Aren’t scientists still debating climate change?
Not at all. Ninety-seven percent of climate scientists, the experts in their field, have reached a consensus that climate change is real and is human-caused.
Can’t polar bears just start eating berries and other land-based foods like other bears?
We don’t have evidence that such foods could provide enough nutrients to sustain any of the existing populations of polar bears. It’s true that polar bears have evolved to eat seals, but they are opportunistic hunters and if seals are not available because the sea ice is absent, they will eat almost anything—including vegetation, berries, geese, and bird eggs. Unfortunately, few polar bears have been observed eating more nutritious foods like birds or eggs, and those foods are not abundant enough or distributed widely enough to be a population benefit. And plant foods are just not nutritious enough to compensate for lost seals. Much like a human eating a stalk of celery versus a juicy steak, the nutritional benefit is not the same.
Hasn’t the earth’s temperature stabilized?
No, satellite measurements show that more energy has been coming in from the sun than is escaping back to space.The earth’s heat load, therefore, has continued to increase in step with greenhouse gas increases. Luckily, over the past few years, air temperatures—the temperatures we feel—have risen more slowly, but the heat is still there, most of it in the oceans. At some point the ocean will release more of that heat into the air, and we will feel a surge of warmth.
Haven’t polar bears faced warmer times in the past and survived?
Polar bears never have faced periods as warm as we could see in the next 50 years. There have been warmer periods in the past, but they were not only cooler than what we will experience if we don’t reduce greenhouse gas emissions, they were part of natural cycles of warming and cooling. These cycles were driven mainly by the variations in the earth’s orbit around the sun and by events like massive volcanic eruptions. The current warming is not part of a cycle, and there can be no cooling unless humans take action.
Hasn’t the climate always changed?
The current warming is different from anything we have ever faced. It is manmade, caused by a build-up of greenhouse gases from burning fossil fuels. Changes in the earth’s orbit around the sun dictate that we should be undergoing a gradual cooling phase—yet we are overpowering that natural cooling with our greenhouse gas emissions.
How warm will it get?
The earth’s temperature can only continue to increase as long as greenhouse gas concentrations rise. The earth won’t heat up to some new stable level and then hold steady. Without our action, the planet can only continue to become hotter and hotter, beyond anything polar bears (or humans) have experienced before.

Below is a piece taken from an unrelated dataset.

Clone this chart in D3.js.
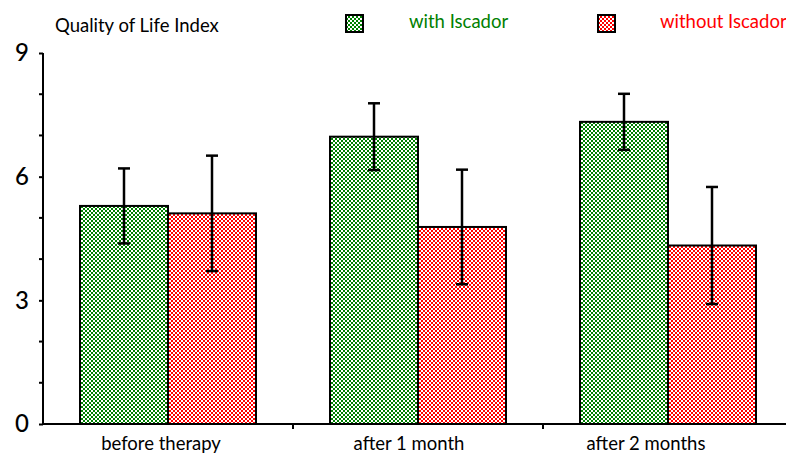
<!DOCTYPE html>
<html>
<head>
<meta charset="utf-8">
<script src="https://cdn.jsdelivr.net/npm/d3@7/dist/d3.min.js"></script>
<style>
  html, body { margin: 0; padding: 0; background: #fff; }
  svg { display: block; font-family: Lato, "Open Sans", sans-serif; }
</style>
</head>
<body>
<svg id="chart" width="786" height="454"></svg>
<script>
// Quality of life index, with and without Iscador, over time
const categories = ["before therapy", "after 1 month", "after 2 months"];
const seriesNames = ["with Iscador", "without Iscador"];
const withIscador = [5.29, 6.97, 7.33];
const withIscadorErr = [0.91, 0.81, 0.68];
const withoutIscador = [5.11, 4.78, 4.33];
const withoutIscadorErr = [1.40, 1.39, 1.42];
const yTicks = [0, 3, 6, 9];
const yMinorTicks = [1, 2, 4, 5, 7, 8];

const colors = { "with Iscador": "#008000", "without Iscador": "#ff0000" };

const svg = d3.select("#chart");
const defs = svg.append("defs");

// checkerboard fills
seriesNames.forEach((s, i) => {
  const p = defs.append("pattern")
    .attr("id", "check" + i)
    .attr("patternUnits", "userSpaceOnUse")
    .attr("width", 4).attr("height", 4);
  p.append("rect").attr("width", 4).attr("height", 4).attr("fill", "#fff");
  p.append("rect").attr("x", 0).attr("y", 0).attr("width", 2).attr("height", 2).attr("fill", colors[s]);
  p.append("rect").attr("x", 2).attr("y", 2).attr("width", 2).attr("height", 2).attr("fill", colors[s]);
});

const x0 = d3.scaleBand().domain(categories).range([43, 793]);
const x1 = d3.scaleBand().domain(seriesNames).range([37, 213]);
const y = d3.scaleLinear().domain([0, 9]).range([424, 53]);

const rows = categories.map((c, i) => ({
  cat: c,
  vals: [
    { s: seriesNames[0], v: withIscador[i], e: withIscadorErr[i], k: 0 },
    { s: seriesNames[1], v: withoutIscador[i], e: withoutIscadorErr[i], k: 1 }
  ]
}));

const groups = svg.append("g").selectAll("g").data(rows).join("g")
  .attr("transform", d => `translate(${x0(d.cat)},0)`);

groups.selectAll("rect").data(d => d.vals).join("rect")
  .attr("x", d => x1(d.s))
  .attr("y", d => y(d.v))
  .attr("width", x1.bandwidth())
  .attr("height", d => y(0) - y(d.v))
  .attr("fill", d => `url(#check${d.k})`)
  .attr("stroke", "#000")
  .attr("stroke-width", 2);

// error bars
const eb = groups.selectAll("g.err").data(d => d.vals).join("g").attr("class", "err")
  .attr("stroke", "#000").attr("stroke-width", 2.5);
eb.append("line")
  .attr("x1", d => x1(d.s) + x1.bandwidth() / 2)
  .attr("x2", d => x1(d.s) + x1.bandwidth() / 2)
  .attr("y1", d => y(d.v + d.e))
  .attr("y2", d => y(d.v - d.e));
[1, -1].forEach(sg => {
  eb.append("line")
    .attr("x1", d => x1(d.s) + x1.bandwidth() / 2 - 6)
    .attr("x2", d => x1(d.s) + x1.bandwidth() / 2 + 6)
    .attr("y1", d => y(d.v + sg * d.e))
    .attr("y2", d => y(d.v + sg * d.e));
});

// y axis
const yAxis = svg.append("g").attr("transform", "translate(43,0)")
  .call(d3.axisLeft(y).tickValues(yTicks).tickSize(4).tickPadding(10).tickFormat(d3.format("d")));
yAxis.select(".domain").attr("stroke-width", 2).attr("d", `M0,${y(9)}V${y(0)}`);
yAxis.selectAll(".tick line").attr("stroke-width", 2);
yAxis.selectAll(".tick text").attr("font-size", 24).attr("font-weight", 500)
  .attr("font-family", "Lato, sans-serif").attr("fill", "#000");
svg.append("g").selectAll("line").data(yMinorTicks).join("line")
  .attr("x1", 39).attr("x2", 43)
  .attr("y1", d => y(d)).attr("y2", d => y(d))
  .attr("stroke", "#000").attr("stroke-width", 2);

// x axis
const xAxis = svg.append("g").attr("transform", `translate(0,${y(0)})`)
  .call(d3.axisBottom(x0).tickSize(0).tickFormat(""));
xAxis.select(".domain").attr("stroke-width", 2).attr("d", `M42,0H786`);
svg.append("g").selectAll("line").data(categories.slice(1)).join("line")
  .attr("x1", d => x0(d)).attr("x2", d => x0(d))
  .attr("y1", y(0)).attr("y2", y(0) + 5)
  .attr("stroke", "#000").attr("stroke-width", 2);

const labelNudge = [-7, -9, -22];
svg.append("g").selectAll("text").data(categories).join("text")
  .attr("x", (d, i) => x0(d) + x0.bandwidth() / 2 + labelNudge[i])
  .attr("y", 450)
  .attr("text-anchor", "middle")
  .attr("font-size", 18.5)
  .attr("fill", "#000")
  .text(d => d);

// title
svg.append("text").attr("x", 55).attr("y", 32).attr("font-size", 18.5).attr("fill", "#000")
  .text("Quality of Life Index");

// legend
const legendX = [346, 598];
const legendTextX = [409, 660];
seriesNames.forEach((s, i) => {
  svg.append("rect").attr("x", legendX[i]).attr("y", 15).attr("width", 17).attr("height", 17)
    .attr("fill", `url(#check${i})`).attr("stroke", "#000").attr("stroke-width", 2);
  svg.append("text").attr("x", legendTextX[i]).attr("y", 28).attr("font-size", 18.5)
    .attr("fill", colors[s]).text(s);
});
</script>
</body>
</html>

How can we have climate change when it has been so cold outside?
Scientists base their measurements on the global average temperature, not local or regional weather. Last winter when the American Midwest and East were so cold, much of the Far North was cooking. The global average temperature in January 2014 was the fourth warmest of any January ever recorded despite the natural variation that led to a deep freeze in some areas.
Aren’t there more polar bears now than ever?
We have never had firm numbers on the global population of polar bears. We do know that some polar bear populations, like those that I studied in Alaska for 30 years, were known to have grown after excessive hunting was controlled in the early 1970s. But we only recently have developed estimates of several populations and still have no estimates for others. Regardless of how many bears may have been around at times past, however, as long as temperatures warm and sea ice habitat continues to decline, polar bears ultimately can only decline. Wild polar bears will become extinct unless we take action to reduce greenhouse gas emissions.
Could polar bears survive by mating with grizzlies?
Increased interbreeding will not preserve the magnificent life form that is today’s polar bear. It might preserve some polar bear genes in an animal similar to today’s grizzly bear—but that is not what we are after. Scientists have observed a few polar bear-grizzly hybrids in the wild, and genetics studies indicate some interbreeding has occurred for millennia. Regardless, given the rapid pace of current sea ice losses, polar bears will starve out of their present range long before grizzlies swamp their genes.
Is it too late to save polar bears?
Definitely not! We have the power to stop human-caused climate change and save the arctic ecosystem by greatly reducing greenhouse gas emissions.